Judge Finds Oregon State Hospital 'Willfully Violated' Court Order
A judge said Tuesday the Oregon State Hospital is in contempt of court because defendants ordered to receive treatment there instead languished in jail.
Washington County Circuit Court Judge D. Charles Bailey found that the state hospital “willfully violated” his order to admit inmates being held in the Washington County Jail. He ruled the hospital took too long to get several defendants admitted.
“Based on evidence presented and the current law, the court finds OSH in contempt for willfully violating the court’s orders,” Bailey wrote in his decision.

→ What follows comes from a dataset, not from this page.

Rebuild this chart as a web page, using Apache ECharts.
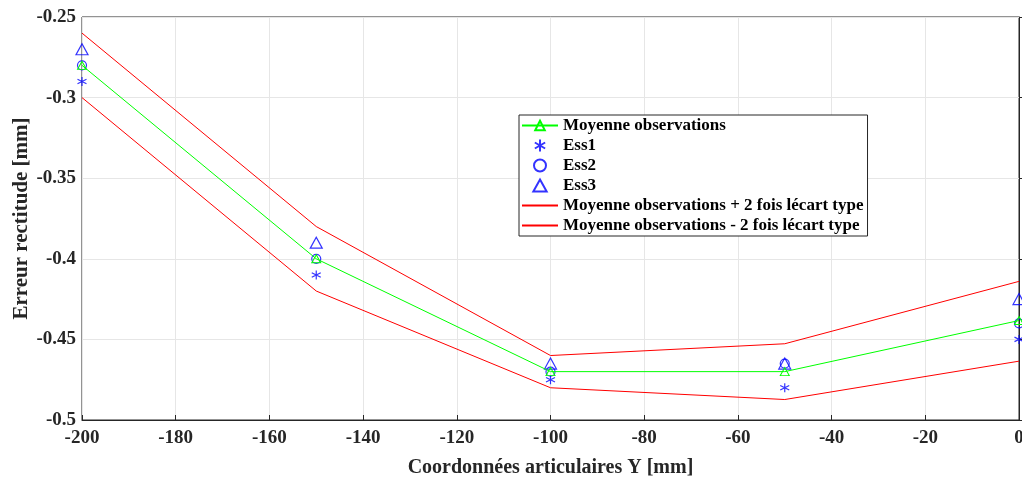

Judges can order defendants in criminal cases to be sent to the Oregon State Hospital for psychological evaluation or to be treated until it’s determined the person can aid in their own defense. Under a 2002 federal court order, defendants who can’t assist are supposed to be admitted to the state hospital within seven days. The ruling compounds problems facing the Oregon Health Authority, which oversees the state hospital, as it’s also facing a lawsuit in federal court over that same 2002 order.
OHA said Tuesday it was disappointed in Judge Bailey’s ruling and is exploring an appeal.
“Oregon State Hospital can’t continue to absorb patients at the rates that they are being sent by local courts and jails,” OHA Director Patrick Allen said in a statement. “This problem will continue to be difficult to solve so long as some communities continue to over-rely on Oregon State Hospital for treatment for people who can be served in their communities.”
In his ruling, Bailey found four defendants waited longer than seven days to get admitted to the state hospital for treatment so they could aid in their own defense.
One of the four, Gale Merrill, is charged with a felony for eluding police in a vehicle as well as two misdemeanors.
In January, he was ordered to the hospital for a mental health evaluation. In March that still hadn’t happened, so a judge sitting in for Bailey ordered Merrill to be transported to the hospital within seven days.
Months later, Merrill remains locked up in the Washington County Jail. No psychological evaluation has been done.
“In the meantime his mental health is rapidly deteriorating,” said Casey Kovacic, his defense attorney.
Kovacic said his client is looking at a relatively short sentence, perhaps time served.
“But he’s stuck because we can’t proceed until he’s found competent,” Kovacic said. “He won’t be found competent until he’s evaluated at the State Hospital and then treated.”
Evaluations aren’t covered as part of the 17-year-old federal court order, though Bailey said in his order that whether someone is being admitted for longer term treatment or an evaluation – which can last hours or up to 30 days – their due process rights are the same.
“It is largely undisputed that each defendant was not transported within seven days of a court order,” the judge wrote. “It is also largely undisputed that jails are inferior to the OSH for evaluations and treatments.”
Mental health experts point to research that shows defendants with mental illnesses often get sicker the longer they stay in jail, and may not fully recover. In another case, Bailey wrote, the defendant’s mental state deteriorated in jail to the point he was shouting delirious statements during court hearings.
That defendant was Carlos Zamora-Skaar.
He’s facing a felony burglary charge as well as two misdemeanors and was originally ordered to the state hospital in January for a psychological evaluation. But by April that still hadn’t happened, so Bailey found Zamora-Skaar unfit to proceed.
It took until May before he was actually transported to the state hospital, according to his attorney Amanda Thibeault.
“No court order can give back to our clients what they have lost by languishing in jail due to an outdated and underfunded bureaucratic system,” Thibeault wrote in an email. “The court shouldn’t have to be taking up these issues.”
In his ruling, Bailey said he’s fining the Oregon Health Authority $100 per day, per defendant. He noted that evidence presented during court hearings showed there was bed space at the state hospital and the state did nothing to tell the court it wouldn’t be able to comply with Bailey’s orders.
Allen, who oversees OHA, responded to that in his statement.
“We cannot compromise the health, safety and civil rights of our current patients by going above our managed capacity,” Allen said. “We continue to work with the legislature and counties to change the law to better serve people with mental illness and expand community treatment in every part of the state.”
OHA and the state hospital are the subject of a federal lawsuit brought by Disability Rights Oregon and Metropolitan Public Defenders, a nonprofit that provides public defense services in Washington and Multnomah counties. They argue the state hospital is violating the 2002 federal court order.
It mandates that criminal defendants deemed “to be unfit to proceed to trial because of mental incapacities” must be admitted to the Oregon State Hospital within seven days for treatment.
Next week, a federal judge in Portland will hear arguments in that case.
Mental health advocates and attorneys say there are dozens of people stuck in local jails across the state waiting to get admitted to the state hospital for treatment.